Your copy of the material below should match it exactly, except that it holds no pictures.

----- Supplied material

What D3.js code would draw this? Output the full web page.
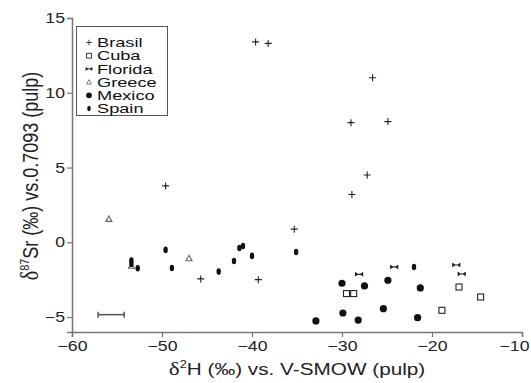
<!DOCTYPE html>
<html><head><meta charset="utf-8">
<script src="https://cdn.jsdelivr.net/npm/d3@7"></script>
<style>body{margin:0;background:#fff;} svg{display:block;font-family:"Liberation Sans",Arial,sans-serif;}</style>
</head><body>
<svg id="c" width="531" height="383"></svg>
<script>
const xTicks = [-60,-50,-40,-30,-20,-10];
const yTicks = [-5,0,5,10,15];
const seriesNames = ["Brasil","Cuba","Florida","Greece","Mexico","Spain"];
const brasil = [[-39.6,13.4],[-38.2,13.3],[-26.6,11.0],[-29.0,8.0],[-24.9,8.07],[-27.2,4.5],[-28.9,3.2],[-49.6,3.77],[-35.3,0.88],[-45.7,-2.45],[-39.3,-2.5]];
const cuba = [[-29.5,-3.43],[-28.7,-3.43],[-17.0,-2.99],[-14.6,-3.66],[-18.9,-4.55]];
const florida = [[-28.1,-2.14],[-24.2,-1.65],[-17.3,-1.52],[-16.7,-2.12]];
const greece = [[-55.9,1.56],[-53.4,-1.58],[-47.0,-1.07]];
const mexico = [[-30.0,-2.74],[-27.5,-2.92],[-24.9,-2.54],[-21.3,-3.05],[-29.9,-4.73],[-32.9,-5.26],[-28.2,-5.2],[-25.4,-4.44],[-21.6,-5.04]];
const spain = [[-53.4,-1.22],[-53.4,-1.45],[-52.7,-1.74],[-49.6,-0.51],[-48.9,-1.72],[-43.7,-1.96],[-42.0,-1.25],[-41.4,-0.38],[-41.0,-0.25],[-40.0,-0.91],[-35.1,-0.65],[-22.0,-1.65]];
const errorBar = {x:-55.65, y:-4.84, half:1.45};

const SX = 1.22; // horizontal text stretch seen in the reference
const svg = d3.select("#c");
const x = d3.scaleLinear().domain([-60,-10]).range([72,522]);
const y = d3.scaleLinear().domain([-6,15]).range([332,18]);
const fmt = d => d < 0 ? "\u2212" + Math.abs(d) : String(d);

const gx = svg.append("g").attr("transform","translate(0,332)")
  .call(d3.axisBottom(x).tickValues(xTicks).tickSizeOuter(0).tickSize(5).tickPadding(3).tickFormat(fmt));
const gy = svg.append("g").attr("transform","translate(72,0)")
  .call(d3.axisLeft(y).tickValues(yTicks).tickSizeOuter(0).tickSize(5).tickPadding(2).tickFormat(fmt));
[gx,gy].forEach(g=>{
  g.selectAll("path.domain").attr("stroke","#777").attr("stroke-width",1.5);
  g.selectAll(".tick line").attr("stroke","#777").attr("stroke-width",1.2);
  g.selectAll("text").attr("font-size",14.5).attr("fill","#222").attr("font-family","Liberation Sans, Arial, sans-serif");
});
gx.selectAll("text").attr("y",9).attr("transform",`scale(${SX},1)`);
gx.selectAll("text").filter(d=>d===-10).attr("x",-8/SX);
gy.selectAll("text").attr("x",-7/SX).attr("transform",`scale(${SX},1)`);

const col = "#222";
const markers = {
  Brasil: (g)=>g.append("path").attr("d","M-3.5,0H3.5M0,-3.5V3.5").attr("stroke",col).attr("stroke-width",1.1).attr("fill","none"),
  Cuba: (g)=>g.append("rect").attr("x",-3).attr("y",-3).attr("width",6).attr("height",6).attr("fill","#fff").attr("stroke",col).attr("stroke-width",1.1),
  Florida: (g)=>g.append("path").attr("d","M-3.5,-2V2M3.5,-2V2M-3.5,0H3.5M-3.5,-1.2L-1.5,0L-3.5,1.2ZM3.5,-1.2L1.5,0L3.5,1.2Z").attr("stroke",col).attr("stroke-width",1.2).attr("fill",col),
  Greece: (g)=>g.append("path").attr("d","M0,-3L3,2.4H-3Z").attr("fill","#fff").attr("stroke","#666").attr("stroke-width",1.1),
  Mexico: (g)=>g.append("circle").attr("r",3.6).attr("fill","#111"),
  Spain: (g)=>g.append("ellipse").attr("rx",2.2).attr("ry",3.3).attr("fill","#111")
};
const data = {Brasil:brasil, Cuba:cuba, Florida:florida, Greece:greece, Mexico:mexico, Spain:spain};
const order = ["Greece","Spain","Mexico","Cuba","Florida","Brasil"];
order.forEach(name=>{
  data[name].forEach(d=>{
    const g = svg.append("g").attr("transform",`translate(${x(d[0])},${y(d[1])})`);
    markers[name](g);
  });
});

// error bar
const eb = svg.append("g").attr("stroke","#555").attr("stroke-width",1.5);
eb.append("line").attr("x1",x(errorBar.x-errorBar.half)).attr("x2",x(errorBar.x+errorBar.half)).attr("y1",y(errorBar.y)).attr("y2",y(errorBar.y));
[errorBar.x-errorBar.half, errorBar.x+errorBar.half].forEach(v=>{
  eb.append("line").attr("x1",x(v)).attr("x2",x(v)).attr("y1",y(errorBar.y)-3).attr("y2",y(errorBar.y)+3);
});

// legend
const lg = svg.append("g");
lg.append("rect").attr("x",76.5).attr("y",26.5).attr("width",91).attr("height",89).attr("fill","#fff").attr("stroke","#555").attr("stroke-width",1);
seriesNames.forEach((n,i)=>{
  const cy = 42.5 + i*13.2;
  const g = lg.append("g").attr("transform",`translate(89,${cy}) scale(0.8)`);
  markers[n](g);
  lg.append("text").attr("transform",`translate(97,${cy+4.7}) scale(1.4,1)`).attr("font-size",13).attr("fill","#111").text(n);
});

// titles
const xt = svg.append("text").attr("transform",`translate(297,375) scale(${SX},1)`).attr("text-anchor","middle").attr("font-size",17).attr("fill","#222");
xt.append("tspan").attr("font-family","Liberation Serif, Times New Roman, serif").attr("font-size",19).text("\u03b4");
xt.append("tspan").attr("font-size",10.5).attr("dy",-7).text("2");
xt.append("tspan").attr("dy",7).text("H (\u2030) vs. V-SMOW (pulp)");

const yt = svg.append("text").attr("transform",`translate(38,176) scale(${SX},1) rotate(-90)`).attr("text-anchor","middle").attr("font-size",18).attr("fill","#222");
yt.append("tspan").attr("font-family","Liberation Serif, Times New Roman, serif").attr("font-size",20).text("\u03b4");
yt.append("tspan").attr("font-size",11).attr("dy",-7).text("87");
yt.append("tspan").attr("dy",7).text("Sr (\u2030) vs.0.7093 (pulp)");
</script>
</body></html>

----------

- _The completed task_:
What D3.js code would draw this? Output the full web page.
<!DOCTYPE html>
<html><head><meta charset="utf-8">
<script src="https://cdn.jsdelivr.net/npm/d3@7"></script>
<style>body{margin:0;background:#fff;} svg{display:block;font-family:"Liberation Sans",Arial,sans-serif;}</style>
</head><body>
<svg id="c" width="531" height="383"></svg>
<script>
const xTicks = [-60,-50,-40,-30,-20,-10];
const yTicks = [-5,0,5,10,15];
const seriesNames = ["Brasil","Cuba","Florida","Greece","Mexico","Spain"];
const brasil = [[-39.6,13.4],[-38.2,13.3],[-26.6,11.0],[-29.0,8.0],[-24.9,8.07],[-27.2,4.5],[-28.9,3.2],[-49.6,3.77],[-35.3,0.88],[-45.7,-2.45],[-39.3,-2.5]];
const cuba = [[-29.5,-3.43],[-28.7,-3.43],[-17.0,-2.99],[-14.6,-3.66],[-18.9,-4.55]];
const florida = [[-28.1,-2.14],[-24.2,-1.65],[-17.3,-1.52],[-16.7,-2.12]];
const greece = [[-55.9,1.56],[-53.4,-1.58],[-47.0,-1.07]];
const mexico = [[-30.0,-2.74],[-27.5,-2.92],[-24.9,-2.54],[-21.3,-3.05],[-29.9,-4.73],[-32.9,-5.26],[-28.2,-5.2],[-25.4,-4.44],[-21.6,-5.04]];
const spain = [[-53.4,-1.22],[-53.4,-1.45],[-52.7,-1.74],[-49.6,-0.51],[-48.9,-1.72],[-43.7,-1.96],[-42.0,-1.25],[-41.4,-0.38],[-41.0,-0.25],[-40.0,-0.91],[-35.1,-0.65],[-22.0,-1.65]];
const errorBar = {x:-55.65, y:-4.84, half:1.45};

const SX = 1.22; // horizontal text stretch seen in the reference
const svg = d3.select("#c");
const x = d3.scaleLinear().domain([-60,-10]).range([72,522]);
const y = d3.scaleLinear().domain([-6,15]).range([332,18]);
const fmt = d => d < 0 ? "\u2212" + Math.abs(d) : String(d);

const gx = svg.append("g").attr("transform","translate(0,332)")
  .call(d3.axisBottom(x).tickValues(xTicks).tickSizeOuter(0).tickSize(5).tickPadding(3).tickFormat(fmt));
const gy = svg.append("g").attr("transform","translate(72,0)")
  .call(d3.axisLeft(y).tickValues(yTicks).tickSizeOuter(0).tickSize(5).tickPadding(2).tickFormat(fmt));
[gx,gy].forEach(g=>{
  g.selectAll("path.domain").attr("stroke","#777").attr("stroke-width",1.5);
  g.selectAll(".tick line").attr("stroke","#777").attr("stroke-width",1.2);
  g.selectAll("text").attr("font-size",14.5).attr("fill","#222").attr("font-family","Liberation Sans, Arial, sans-serif");
});
gx.selectAll("text").attr("y",9).attr("transform",`scale(${SX},1)`);
gx.selectAll("text").filter(d=>d===-10).attr("x",-8/SX);
gy.selectAll("text").attr("x",-7/SX).attr("transform",`scale(${SX},1)`);

const col = "#222";
const markers = {
  Brasil: (g)=>g.append("path").attr("d","M-3.5,0H3.5M0,-3.5V3.5").attr("stroke",col).attr("stroke-width",1.1).attr("fill","none"),
  Cuba: (g)=>g.append("rect").attr("x",-3).attr("y",-3).attr("width",6).attr("height",6).attr("fill","#fff").attr("stroke",col).attr("stroke-width",1.1),
  Florida: (g)=>g.append("path").attr("d","M-3.5,-2V2M3.5,-2V2M-3.5,0H3.5M-3.5,-1.2L-1.5,0L-3.5,1.2ZM3.5,-1.2L1.5,0L3.5,1.2Z").attr("stroke",col).attr("stroke-width",1.2).attr("fill",col),
  Greece: (g)=>g.append("path").attr("d","M0,-3L3,2.4H-3Z").attr("fill","#fff").attr("stroke","#666").attr("stroke-width",1.1),
  Mexico: (g)=>g.append("circle").attr("r",3.6).attr("fill","#111"),
  Spain: (g)=>g.append("ellipse").attr("rx",2.2).attr("ry",3.3).attr("fill","#111")
};
const data = {Brasil:brasil, Cuba:cuba, Florida:florida, Greece:greece, Mexico:mexico, Spain:spain};
const order = ["Greece","Spain","Mexico","Cuba","Florida","Brasil"];
order.forEach(name=>{
  data[name].forEach(d=>{
    const g = svg.append("g").attr("transform",`translate(${x(d[0])},${y(d[1])})`);
    markers[name](g);
  });
});

// error bar
const eb = svg.append("g").attr("stroke","#555").attr("stroke-width",1.5);
eb.append("line").attr("x1",x(errorBar.x-errorBar.half)).attr("x2",x(errorBar.x+errorBar.half)).attr("y1",y(errorBar.y)).attr("y2",y(errorBar.y));
[errorBar.x-errorBar.half, errorBar.x+errorBar.half].forEach(v=>{
  eb.append("line").attr("x1",x(v)).attr("x2",x(v)).attr("y1",y(errorBar.y)-3).attr("y2",y(errorBar.y)+3);
});

// legend
const lg = svg.append("g");
lg.append("rect").attr("x",76.5).attr("y",26.5).attr("width",91).attr("height",89).attr("fill","#fff").attr("stroke","#555").attr("stroke-width",1);
seriesNames.forEach((n,i)=>{
  const cy = 42.5 + i*13.2;
  const g = lg.append("g").attr("transform",`translate(89,${cy}) scale(0.8)`);
  markers[n](g);
  lg.append("text").attr("transform",`translate(97,${cy+4.7}) scale(1.4,1)`).attr("font-size",13).attr("fill","#111").text(n);
});

// titles
const xt = svg.append("text").attr("transform",`translate(297,375) scale(${SX},1)`).attr("text-anchor","middle").attr("font-size",17).attr("fill","#222");
xt.append("tspan").attr("font-family","Liberation Serif, Times New Roman, serif").attr("font-size",19).text("\u03b4");
xt.append("tspan").attr("font-size",10.5).attr("dy",-7).text("2");
xt.append("tspan").attr("dy",7).text("H (\u2030) vs. V-SMOW (pulp)");

const yt = svg.append("text").attr("transform",`translate(38,176) scale(${SX},1) rotate(-90)`).attr("text-anchor","middle").attr("font-size",18).attr("fill","#222");
yt.append("tspan").attr("font-family","Liberation Serif, Times New Roman, serif").attr("font-size",20).text("\u03b4");
yt.append("tspan").attr("font-size",11).attr("dy",-7).text("87");
yt.append("tspan").attr("dy",7).text("Sr (\u2030) vs.0.7093 (pulp)");
</script>
</body></html>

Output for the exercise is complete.